As your post relates to the Delta Pulse, I have moved it from the Hammerhead Forum to the Tech Forum.

hello
thank you for change
Question resistance in parallel with the coil on the card do you it to change by the coil??

the resistor value may be 680Ohm-1kOhm. on big STROBE DELAY Delta works off this is not playing so important role, as in beach hunting PI detectors with 5-15 usec of STROBE DELAY.

thank you for your reply
hence the resistance of 2.2 kohm does not seem to be good
knowing that I'm 35 turn coil with a diameter of 30 cm of 0.5 and enamelled wire resistance of 3.6 ohm resistance they've put a (small coil =??
I just do not measure the inductance of the coil (no oscyloscope)
formula to calculate the resistance to wear??
Excuse my English

for you if I well understood it may be 680 to 1 kW for large coil and less for small
but how to calculate the value of this resistance for me??

if Eric Foster does not know how to calculate... so what you want to hear from me??... look impulse form via your o-scope and try decrease the self resonanse addition.

hello friends
ok delta function pulse
power transistor and hs tl801
perfect and thank you again superb machine

How To Calculate The Damping Resistor

Here is the correct formula:

Rd = sqrt(L / (4*C) ),

where
Rd = damping resistor [Ohm]
L = inductance of the coil + coil lead [Henry]
C = total capacitance [Farad]
sqrt = square root

C is the sum of all capacitors (+parasitics):
- coils interwire capacitance
- coil shielding
- coil leads capacitance (+shielding)
- transmit circuits (mosfets) capacitance seen by the coil
- input capacitance of the front-end amplifier

Aziz

more simple

Rd[kOhm]
L[uH]
C [pF]

but contra experimentum nullum argumentum

Regards,
-

You will find, that I have provided the standard unit of the parameters. You can multiply or divide with 10^x to convert it whatever you prefer.


------------

Regarding the capacitor:
The formula is only valid for a low impedance path to the (parasitic) capacitor. The formula is describing the critical damping of the parallel circuit configuration of the damping resistor Rd, capacitor C and inductor L (Rd || L || C). If you have a high impedance path to the (parasitic) capacitor, the effective capacitance (it's contribution) will be low.

It's all a question of how much energy (E=0.5*C*U²) will be stored in the (parasitic) capacitor. If there is a high impedance path, there will be a high voltage drop at the impedance.
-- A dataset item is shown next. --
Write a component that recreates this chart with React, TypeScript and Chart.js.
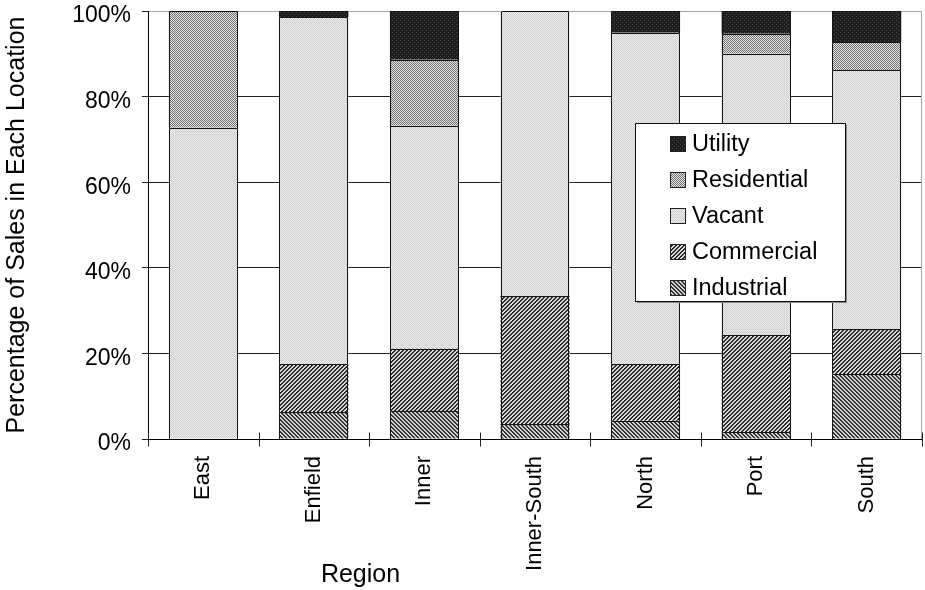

Or think of it will reduce the current during the charge up time of the (parasitic) capacitor.

This is important to know, if you have a standard PI high voltage protection circuit via resistor and anti-parallel diodes. The input capacitance of the front-end amplifier is effectively less due to high impedance path. The anti-parallel diodes have also a capacitance, which will add to the input capacitance of the front-end amplifier.

The big portion of the parasitic capacitance comes from the transmitter mosfet (low impedance path, capacitance Cdg and Cds). It is usually blocked with an additional drain diode, which will lower the mosfets capacitance.

The most big portion of the parasitic capacitance comes from the coil shield, coil leads (shielding) and coil interwire capacitance.

Aziz

Hi all,

it seems, some of you are confused with the damping resistor calculations. You may not confuse the circuit topology. We will find different formulas. The most formulas were given for the serial RLC resonant circuit. So be careful.

But we have a parallel RLC resonant circuit here (we don't care the coils resistance here):

R = parallel damping resistor
L = coil
C = parallel parasitic capacitances

I have found a script (sorry, it's german), where you can follow the derivation of the formula: (see page 41 and 42)
http://wwwlea.uni-paderborn.de/filea...ript_get_b.pdf

d = 1/(2R)*sqrt(L/C), (grade of damping)
set d = 1 for critical damping (what we need)

1 = 1/(2R)*sqrt(L/C) | *R
R = 1/2 * sqrt(L/C) | we put 1/2 into the sqrt, sqrt(1/4)=1/2
R = sqrt( (1/4) * (L/C) )
R = sqrt( L / (4*C) ) (here we go)

Maybe it's simpler to use this:
R = 0.5* sqrt(L/C)

Aziz

[quote=Aziz;123719]
I have found a script (sorry, it's german), where you can follow the derivation of the formula: (see page 41 and 42)
http://wwwlea.uni-paderborn.de/filea...ript_get_b.pdf

Aziz[/quote.

Thanks, Aziz. Good find.

I do hope that 'Manglefish' does a better job translating German to English than what it does (to) some other languages.
Fortunately math notation is -fairly- standard even where different languages are spoken.

hello all
my delta pulse works properly now
I have a coil of 80 x 80 for that because less cumbersome for me
how many turns of enamelled wire 0.5 or other section
thank you all